Edgartown Harbor sparkled brilliantly in the sun Saturday afternoon as families from the Vineyard and beyond gathered for the annual ceremony of remembrance at the Edgartown Lighthouse Children’s Memorial, where small, engraved granite cobblestones honor hundreds of young lives lost.
“This Island has put into sharp focus the absence of the children and yet the presence of such beauty,” said speaker Jody Cukier, whose daughter Julia has had a stone in the memorial for more than 10 years.
This year’s ceremony of remembrance marked 20 years since the children’s memorial opened in 2001 with just over 100 names on the stones. Now the number is close to 900, with 55 children’s names added in 2021 alone.
Heather Seger, director of the Martha’s Vineyard Museum — which hosts the annual ceremony — welcomed the newly grieving families to a group that has grown over the years.
“In addition to the children we honor here today, we hold each other in the light,” she said.
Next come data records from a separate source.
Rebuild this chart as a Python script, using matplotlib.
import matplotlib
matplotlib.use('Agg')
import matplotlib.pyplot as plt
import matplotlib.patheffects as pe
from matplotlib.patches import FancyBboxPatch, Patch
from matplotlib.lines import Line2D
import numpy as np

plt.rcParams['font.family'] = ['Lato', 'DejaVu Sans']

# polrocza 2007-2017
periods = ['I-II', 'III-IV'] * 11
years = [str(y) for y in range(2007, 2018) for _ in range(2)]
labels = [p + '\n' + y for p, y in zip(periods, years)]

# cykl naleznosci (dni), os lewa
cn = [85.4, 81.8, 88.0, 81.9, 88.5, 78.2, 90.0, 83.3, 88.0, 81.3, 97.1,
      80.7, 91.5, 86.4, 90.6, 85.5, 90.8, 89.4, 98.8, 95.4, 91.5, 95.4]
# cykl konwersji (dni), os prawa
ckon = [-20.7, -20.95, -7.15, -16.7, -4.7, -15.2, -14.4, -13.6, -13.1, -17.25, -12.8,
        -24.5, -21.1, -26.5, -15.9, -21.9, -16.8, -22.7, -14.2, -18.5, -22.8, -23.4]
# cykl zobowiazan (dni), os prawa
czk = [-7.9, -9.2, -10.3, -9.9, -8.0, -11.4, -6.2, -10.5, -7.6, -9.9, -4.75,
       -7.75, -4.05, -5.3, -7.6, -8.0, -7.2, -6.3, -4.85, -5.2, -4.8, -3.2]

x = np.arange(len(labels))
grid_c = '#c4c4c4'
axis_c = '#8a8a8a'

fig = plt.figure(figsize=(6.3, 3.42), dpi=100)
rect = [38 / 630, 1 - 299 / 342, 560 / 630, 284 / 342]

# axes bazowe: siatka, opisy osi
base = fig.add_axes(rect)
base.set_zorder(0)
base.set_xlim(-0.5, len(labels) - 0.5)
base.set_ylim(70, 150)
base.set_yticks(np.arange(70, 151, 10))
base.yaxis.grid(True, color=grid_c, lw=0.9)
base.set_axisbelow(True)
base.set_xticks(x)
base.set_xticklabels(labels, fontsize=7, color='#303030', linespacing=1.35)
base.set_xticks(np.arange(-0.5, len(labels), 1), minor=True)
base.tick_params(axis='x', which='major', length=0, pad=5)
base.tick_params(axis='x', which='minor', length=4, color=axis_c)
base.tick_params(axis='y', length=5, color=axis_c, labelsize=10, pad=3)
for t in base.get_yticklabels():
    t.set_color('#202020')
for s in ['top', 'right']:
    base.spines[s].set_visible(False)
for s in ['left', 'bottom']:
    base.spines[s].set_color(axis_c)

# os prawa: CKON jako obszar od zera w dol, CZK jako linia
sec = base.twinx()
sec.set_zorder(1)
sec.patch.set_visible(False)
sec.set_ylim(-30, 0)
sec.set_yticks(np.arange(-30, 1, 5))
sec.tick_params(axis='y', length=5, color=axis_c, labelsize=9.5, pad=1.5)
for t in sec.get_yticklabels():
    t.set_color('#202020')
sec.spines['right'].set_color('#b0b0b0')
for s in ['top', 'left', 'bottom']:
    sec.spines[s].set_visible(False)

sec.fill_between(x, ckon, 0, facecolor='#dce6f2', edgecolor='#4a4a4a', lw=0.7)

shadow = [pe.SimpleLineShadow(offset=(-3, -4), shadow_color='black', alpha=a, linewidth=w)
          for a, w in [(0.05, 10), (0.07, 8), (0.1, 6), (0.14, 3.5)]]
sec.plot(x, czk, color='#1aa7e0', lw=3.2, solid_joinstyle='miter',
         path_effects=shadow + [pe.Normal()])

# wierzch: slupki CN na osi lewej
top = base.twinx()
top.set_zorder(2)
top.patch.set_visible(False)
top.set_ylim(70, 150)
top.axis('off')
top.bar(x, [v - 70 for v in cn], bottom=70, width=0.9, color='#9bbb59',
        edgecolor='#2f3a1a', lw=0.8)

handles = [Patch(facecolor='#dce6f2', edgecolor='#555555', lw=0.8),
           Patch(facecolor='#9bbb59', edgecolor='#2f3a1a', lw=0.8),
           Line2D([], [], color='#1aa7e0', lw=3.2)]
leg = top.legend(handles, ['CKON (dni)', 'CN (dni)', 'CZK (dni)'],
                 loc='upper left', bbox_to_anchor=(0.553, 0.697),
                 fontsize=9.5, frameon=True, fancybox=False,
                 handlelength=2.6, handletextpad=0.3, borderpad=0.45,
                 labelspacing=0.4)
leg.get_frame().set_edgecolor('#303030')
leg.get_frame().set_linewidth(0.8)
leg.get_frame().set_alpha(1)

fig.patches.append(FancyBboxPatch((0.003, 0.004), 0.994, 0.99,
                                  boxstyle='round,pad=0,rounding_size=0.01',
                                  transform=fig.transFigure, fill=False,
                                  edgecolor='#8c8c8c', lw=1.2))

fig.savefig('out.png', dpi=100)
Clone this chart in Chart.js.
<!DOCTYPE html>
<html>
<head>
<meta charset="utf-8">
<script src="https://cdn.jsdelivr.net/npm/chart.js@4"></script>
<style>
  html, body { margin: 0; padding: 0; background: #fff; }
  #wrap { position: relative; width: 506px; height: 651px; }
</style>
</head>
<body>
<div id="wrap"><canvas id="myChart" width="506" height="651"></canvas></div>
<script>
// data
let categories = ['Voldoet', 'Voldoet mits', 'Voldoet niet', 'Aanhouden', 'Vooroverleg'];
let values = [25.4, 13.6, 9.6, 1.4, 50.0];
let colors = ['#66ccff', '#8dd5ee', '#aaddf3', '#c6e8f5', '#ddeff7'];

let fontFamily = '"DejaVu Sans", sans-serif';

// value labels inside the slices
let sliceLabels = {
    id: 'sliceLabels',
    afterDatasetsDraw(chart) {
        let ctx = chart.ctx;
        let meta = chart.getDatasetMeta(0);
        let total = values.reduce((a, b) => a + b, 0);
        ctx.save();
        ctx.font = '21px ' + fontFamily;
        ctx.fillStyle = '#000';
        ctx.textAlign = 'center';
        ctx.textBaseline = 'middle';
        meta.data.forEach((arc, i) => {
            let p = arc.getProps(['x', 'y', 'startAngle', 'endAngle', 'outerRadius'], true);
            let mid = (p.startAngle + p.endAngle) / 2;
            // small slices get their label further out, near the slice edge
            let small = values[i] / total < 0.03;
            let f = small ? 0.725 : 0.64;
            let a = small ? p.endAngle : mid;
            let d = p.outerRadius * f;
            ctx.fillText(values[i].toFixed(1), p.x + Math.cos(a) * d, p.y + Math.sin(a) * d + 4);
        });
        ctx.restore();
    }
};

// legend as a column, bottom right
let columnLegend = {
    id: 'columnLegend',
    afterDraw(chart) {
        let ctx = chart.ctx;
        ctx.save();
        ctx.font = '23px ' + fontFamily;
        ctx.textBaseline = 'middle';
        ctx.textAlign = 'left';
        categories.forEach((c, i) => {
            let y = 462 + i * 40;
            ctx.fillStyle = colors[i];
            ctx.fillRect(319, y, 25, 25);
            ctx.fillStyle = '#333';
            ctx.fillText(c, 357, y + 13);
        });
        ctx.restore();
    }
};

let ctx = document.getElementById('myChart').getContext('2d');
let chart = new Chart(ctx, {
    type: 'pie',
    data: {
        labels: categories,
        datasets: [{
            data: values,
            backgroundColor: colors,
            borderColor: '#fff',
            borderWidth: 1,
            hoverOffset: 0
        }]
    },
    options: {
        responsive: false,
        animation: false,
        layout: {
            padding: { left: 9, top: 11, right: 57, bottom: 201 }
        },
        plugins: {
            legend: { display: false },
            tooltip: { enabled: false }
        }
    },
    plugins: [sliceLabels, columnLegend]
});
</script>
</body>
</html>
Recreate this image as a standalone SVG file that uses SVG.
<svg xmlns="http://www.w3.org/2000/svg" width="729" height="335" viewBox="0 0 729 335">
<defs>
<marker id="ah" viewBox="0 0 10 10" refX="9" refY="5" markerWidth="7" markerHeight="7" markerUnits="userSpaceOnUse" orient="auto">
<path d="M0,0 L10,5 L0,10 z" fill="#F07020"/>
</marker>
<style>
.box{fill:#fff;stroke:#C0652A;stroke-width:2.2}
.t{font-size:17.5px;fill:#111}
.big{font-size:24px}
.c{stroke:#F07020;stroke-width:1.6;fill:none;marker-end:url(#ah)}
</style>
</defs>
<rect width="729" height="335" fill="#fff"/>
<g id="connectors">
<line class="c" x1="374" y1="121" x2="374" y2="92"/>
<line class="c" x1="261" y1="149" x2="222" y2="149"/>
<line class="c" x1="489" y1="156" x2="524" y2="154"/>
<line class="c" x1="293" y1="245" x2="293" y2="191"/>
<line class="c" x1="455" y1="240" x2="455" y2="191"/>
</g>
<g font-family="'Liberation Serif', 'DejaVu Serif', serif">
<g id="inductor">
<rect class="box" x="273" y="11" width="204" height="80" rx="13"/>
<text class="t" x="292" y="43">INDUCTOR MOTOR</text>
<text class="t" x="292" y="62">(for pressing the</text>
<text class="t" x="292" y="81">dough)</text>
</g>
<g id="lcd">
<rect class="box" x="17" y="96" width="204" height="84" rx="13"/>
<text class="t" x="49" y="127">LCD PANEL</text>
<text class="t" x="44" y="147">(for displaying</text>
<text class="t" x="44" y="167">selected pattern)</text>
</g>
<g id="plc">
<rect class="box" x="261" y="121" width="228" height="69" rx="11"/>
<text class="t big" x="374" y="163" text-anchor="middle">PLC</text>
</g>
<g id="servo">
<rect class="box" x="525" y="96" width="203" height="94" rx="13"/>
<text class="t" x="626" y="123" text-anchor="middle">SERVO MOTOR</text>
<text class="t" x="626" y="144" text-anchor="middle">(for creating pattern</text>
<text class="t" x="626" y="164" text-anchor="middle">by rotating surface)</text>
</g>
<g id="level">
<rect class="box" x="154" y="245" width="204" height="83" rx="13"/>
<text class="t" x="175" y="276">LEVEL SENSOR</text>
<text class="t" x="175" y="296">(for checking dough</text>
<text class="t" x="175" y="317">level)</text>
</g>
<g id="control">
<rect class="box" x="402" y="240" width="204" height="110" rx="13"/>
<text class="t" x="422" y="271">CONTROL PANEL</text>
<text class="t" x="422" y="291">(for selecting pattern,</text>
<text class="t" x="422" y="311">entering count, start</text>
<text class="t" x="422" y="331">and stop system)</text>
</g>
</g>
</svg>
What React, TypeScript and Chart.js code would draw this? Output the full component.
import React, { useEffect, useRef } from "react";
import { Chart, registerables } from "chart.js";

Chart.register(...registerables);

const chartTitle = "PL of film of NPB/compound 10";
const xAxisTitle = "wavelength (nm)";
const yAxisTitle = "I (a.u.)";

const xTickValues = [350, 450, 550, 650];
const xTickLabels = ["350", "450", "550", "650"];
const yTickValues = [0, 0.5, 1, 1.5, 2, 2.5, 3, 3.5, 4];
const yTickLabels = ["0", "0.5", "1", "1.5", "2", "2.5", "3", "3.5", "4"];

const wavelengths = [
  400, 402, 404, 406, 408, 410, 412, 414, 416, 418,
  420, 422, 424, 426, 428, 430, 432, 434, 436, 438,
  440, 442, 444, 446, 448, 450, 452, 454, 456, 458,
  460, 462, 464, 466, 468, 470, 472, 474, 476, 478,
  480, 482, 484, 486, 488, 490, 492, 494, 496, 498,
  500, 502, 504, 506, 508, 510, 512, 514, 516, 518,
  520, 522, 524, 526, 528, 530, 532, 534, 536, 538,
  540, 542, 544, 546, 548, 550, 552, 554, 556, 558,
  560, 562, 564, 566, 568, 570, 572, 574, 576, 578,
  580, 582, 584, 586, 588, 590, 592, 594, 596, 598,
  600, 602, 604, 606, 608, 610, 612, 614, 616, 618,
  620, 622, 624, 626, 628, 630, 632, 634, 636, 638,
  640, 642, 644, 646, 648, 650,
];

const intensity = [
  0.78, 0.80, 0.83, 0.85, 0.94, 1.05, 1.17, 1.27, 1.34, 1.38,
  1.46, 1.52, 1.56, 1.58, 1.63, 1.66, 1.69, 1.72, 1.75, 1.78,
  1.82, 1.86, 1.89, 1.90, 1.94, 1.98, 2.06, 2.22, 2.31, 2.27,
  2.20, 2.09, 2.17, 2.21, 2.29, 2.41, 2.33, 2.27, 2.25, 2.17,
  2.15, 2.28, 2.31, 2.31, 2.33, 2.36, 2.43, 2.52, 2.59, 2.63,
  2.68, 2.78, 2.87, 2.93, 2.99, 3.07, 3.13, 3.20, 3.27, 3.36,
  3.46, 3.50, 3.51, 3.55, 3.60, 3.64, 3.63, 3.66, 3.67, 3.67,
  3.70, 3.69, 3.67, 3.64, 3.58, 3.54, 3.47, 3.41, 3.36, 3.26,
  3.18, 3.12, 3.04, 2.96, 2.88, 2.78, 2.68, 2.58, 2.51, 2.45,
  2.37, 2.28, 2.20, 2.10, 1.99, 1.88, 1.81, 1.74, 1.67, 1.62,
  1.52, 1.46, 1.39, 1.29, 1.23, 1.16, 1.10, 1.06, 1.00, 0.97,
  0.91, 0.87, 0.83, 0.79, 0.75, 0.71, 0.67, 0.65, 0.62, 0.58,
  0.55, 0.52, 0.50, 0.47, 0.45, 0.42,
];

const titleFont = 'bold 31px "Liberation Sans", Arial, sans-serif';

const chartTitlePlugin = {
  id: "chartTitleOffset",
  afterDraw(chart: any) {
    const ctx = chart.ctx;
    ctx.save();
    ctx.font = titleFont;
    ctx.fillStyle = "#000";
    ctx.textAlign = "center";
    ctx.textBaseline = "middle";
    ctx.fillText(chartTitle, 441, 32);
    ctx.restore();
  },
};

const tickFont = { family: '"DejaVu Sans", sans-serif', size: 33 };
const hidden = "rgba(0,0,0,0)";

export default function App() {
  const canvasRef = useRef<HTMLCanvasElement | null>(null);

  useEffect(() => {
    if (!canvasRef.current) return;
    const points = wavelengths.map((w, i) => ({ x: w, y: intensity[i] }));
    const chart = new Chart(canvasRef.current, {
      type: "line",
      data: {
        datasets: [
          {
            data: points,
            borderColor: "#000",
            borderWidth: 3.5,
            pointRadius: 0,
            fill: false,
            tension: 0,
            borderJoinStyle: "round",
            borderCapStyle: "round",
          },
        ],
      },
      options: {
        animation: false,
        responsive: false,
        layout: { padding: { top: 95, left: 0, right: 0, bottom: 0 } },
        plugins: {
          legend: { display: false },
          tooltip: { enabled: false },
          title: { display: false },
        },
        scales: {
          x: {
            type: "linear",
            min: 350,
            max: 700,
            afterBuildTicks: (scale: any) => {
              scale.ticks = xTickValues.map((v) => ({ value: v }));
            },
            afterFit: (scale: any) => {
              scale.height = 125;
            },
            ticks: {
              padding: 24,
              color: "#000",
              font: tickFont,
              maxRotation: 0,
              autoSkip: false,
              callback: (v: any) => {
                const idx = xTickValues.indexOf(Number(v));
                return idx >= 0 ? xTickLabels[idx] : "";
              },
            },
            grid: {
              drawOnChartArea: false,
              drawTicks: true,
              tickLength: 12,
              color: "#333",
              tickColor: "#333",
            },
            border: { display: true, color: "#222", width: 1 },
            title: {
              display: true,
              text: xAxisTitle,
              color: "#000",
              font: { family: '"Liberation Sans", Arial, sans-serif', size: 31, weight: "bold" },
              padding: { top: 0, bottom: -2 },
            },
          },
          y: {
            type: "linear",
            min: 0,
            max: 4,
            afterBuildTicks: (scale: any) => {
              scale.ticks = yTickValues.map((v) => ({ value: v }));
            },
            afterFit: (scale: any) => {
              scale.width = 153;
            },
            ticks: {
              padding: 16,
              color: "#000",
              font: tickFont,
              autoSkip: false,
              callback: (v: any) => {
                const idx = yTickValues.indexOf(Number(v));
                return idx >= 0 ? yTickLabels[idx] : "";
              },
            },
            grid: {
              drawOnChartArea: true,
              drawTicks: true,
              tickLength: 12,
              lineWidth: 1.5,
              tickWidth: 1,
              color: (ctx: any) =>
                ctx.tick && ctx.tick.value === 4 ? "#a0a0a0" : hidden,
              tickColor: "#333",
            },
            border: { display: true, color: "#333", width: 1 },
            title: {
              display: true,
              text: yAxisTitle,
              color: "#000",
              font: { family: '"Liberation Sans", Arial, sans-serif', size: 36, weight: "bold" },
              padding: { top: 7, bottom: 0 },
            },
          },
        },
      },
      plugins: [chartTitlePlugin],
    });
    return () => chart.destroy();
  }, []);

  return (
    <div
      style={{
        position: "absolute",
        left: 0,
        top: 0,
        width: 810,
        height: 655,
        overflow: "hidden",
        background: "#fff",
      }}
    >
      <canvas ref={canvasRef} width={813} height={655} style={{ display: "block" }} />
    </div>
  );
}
Keyboardist Jeremy Berlin played warm and tender jazz versions of comforting songs such as Over the Rainbow and This Little Light of Mine as families quietly listened or tended their children’s stones, decking them with flowers, tiny pumpkins and beach shells, sweeping away accumulated sand and darkening the engraved names with ink markers.
The memorial’s simplicity is a comfort in itself, with no dates to underscore the poignant loss of lives cut short by illness, accident and even murder: Seven-year-old Grace McDonnell, whose stone is nestled on the northeast-facing side of the monument, was killed in the Sandy Hook shootings nearly nine years ago, Ms. Seger said.
Former museum director Matthew Stackpole recalled how the memorial began as the vision of grieving Island father Rick Harrington.
“The concept was powerful and moving, and his advocacy passionate and unwavering,” Mr. Stackpole told the crowd. “Lighthouses exist to guide and welcome people to a safe harbor.”
Mr. Harrington’s idea not only won over the museum board, but encouraged local businesses to make donations and enter into partnerships to build the memorial, Mr. Stackpole said.
“This idea created a village,” he said. “Everyone who played a significant role gave something of themselves to the project. I believe everyone involved was moved, personally and permanently, by the experience.”
A baby squealed and older children dug quietly in the sand as Mr. Stackpole recalled the first ceremony of remembrance at the lighthouse 20 years ago.
“It was clear that day, and every day since then, that this memorial does make a difference in dealing with the horrible reality to which it speaks,” he said. “The fundamental reason museums exist is to help us remember.”